Alors qu'une rhétorique islamophobe et sexiste est utilisée pour justifier la guerre à l'échelle mondiale, comme dans le cas de l'occupation militaire de l'Afghanistan, le Québec a emprunté une rhétorique semblable, centrée autour de ce qui est schématiquement désigné comme « les droits des femmes ». Cette rhétorique déshumanise systématiquement les cultures musulmanes, afin de justifier l'intolérance au sein de ce « chez nous».
Nous rejetons l'idée que les femmes de foi aient besoin d'être sauvées de leurs cultures fondamentalement oppressives et rétrogrades. Nous les soutenons plutôt dans leurs luttes de libération, dont elles sont les sujets à part entière, et non pas les objets ou les victimes.
Alors que la Commission Bouchard-Taylor entame ses audiences publiques à Montréal, nous nous mobilisons afin de rejeter ouvertement et publiquement le processus et le cadre idéologique de la Commission. S'impliquer dans la Commission serait synonyme d'une validation de ses prémisses racistes et une approbation de sa fonction de juge des communautés immigrantes.
Cette Commission, créée et parrainée par l'État, n'est rien d'autre qu'un processus de soumission, à travers lequel des groupes minoritaires sont forcés à justifier jusqu'à leur existence même au Québec, à coups d'humiliantes enchères à « l'intégration ». La manière dont ce débat est articulé met de côté toutes les intolérances et les injustices subies par de nombreuses communautés migrantes au Québec, tout en les obligeant à faire la preuve qu'ils sont de « bons Québécois ».
Nous déclarons : Ni patrie, ni État; ni Quebec, ni Canada! Nous refusons de nous soumettre à tout forme de nationalisme.
Nous choisissons plutôt de militer en mettant de l'avant une vision de justice sociale sans compromis, basée sur des luttes populaires qui s'effectuent au quotidien. Nous reconnaissons et soutenons les luttes pour la souveraineté et l'autodétermination des peuples autochtones à travers les Amériques, luttes une fois encore rendues invisibles par
le soi-disant « débat » sur les accommodements raisonnables.
Nous militons activement contre la pauvreté, la précarité, le profilage racial, la brutalité policière, la guerre, le capitalisme et le sexisme. Nous militons contre les frontières, pour la liberté de mouvement et pour un statut pour toutes et tous. Nous luttons activement contre l'oppression et la violence infligées par l'État aux plus marginaliséEs, tout en continuant à lutter contre toute forme d'oppression, quelle que soit sa source.
À la vision réductrice et malsaine véhiculée par le débat sur les «Accommodements raisonnables », nous opposons – et préférons – celle de la «solidarité sans frontières », dans un esprit d'entraide mutuelle.

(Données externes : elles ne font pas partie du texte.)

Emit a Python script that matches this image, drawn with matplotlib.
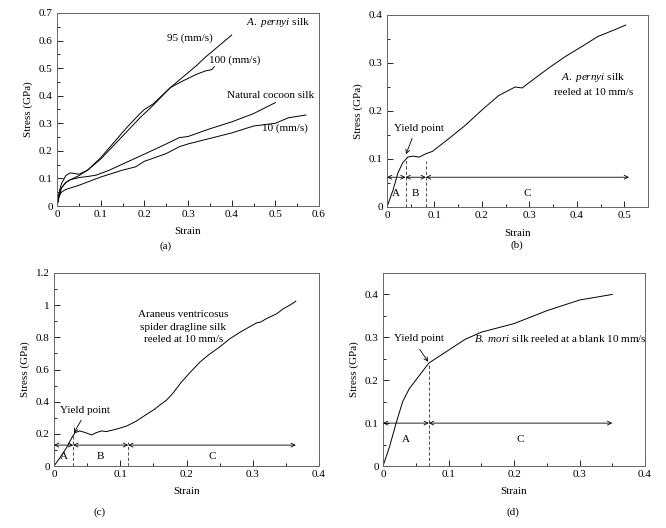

Nous appelons à un rejet collectif de la Commission dans son ensemble. Le processus de dialogue véritable, le réel pluralisme et le vrai débat découlent de nos luttes contre toutes les formes d'oppression. Le «débat sur les accommodements raisonnables » a obscurci l'unité et la solidarité que nous partageons – en tant que travailleurs(euses), pauvres, femmes, personnes queer et trans, migrantEs, et autres – en luttant ensemble pour obtenir une justice véritable.
Nous réitérons par la présente l'importance de ces luttes tout en refusant les prémisses fondamentalement racistes et sexistes qui sous-tendent la Commission Bouchard-Taylor. Nous refusons la soumission et la crainte, et continuerons à pratiquer l'autodétermination, dans une perspective de libération collective.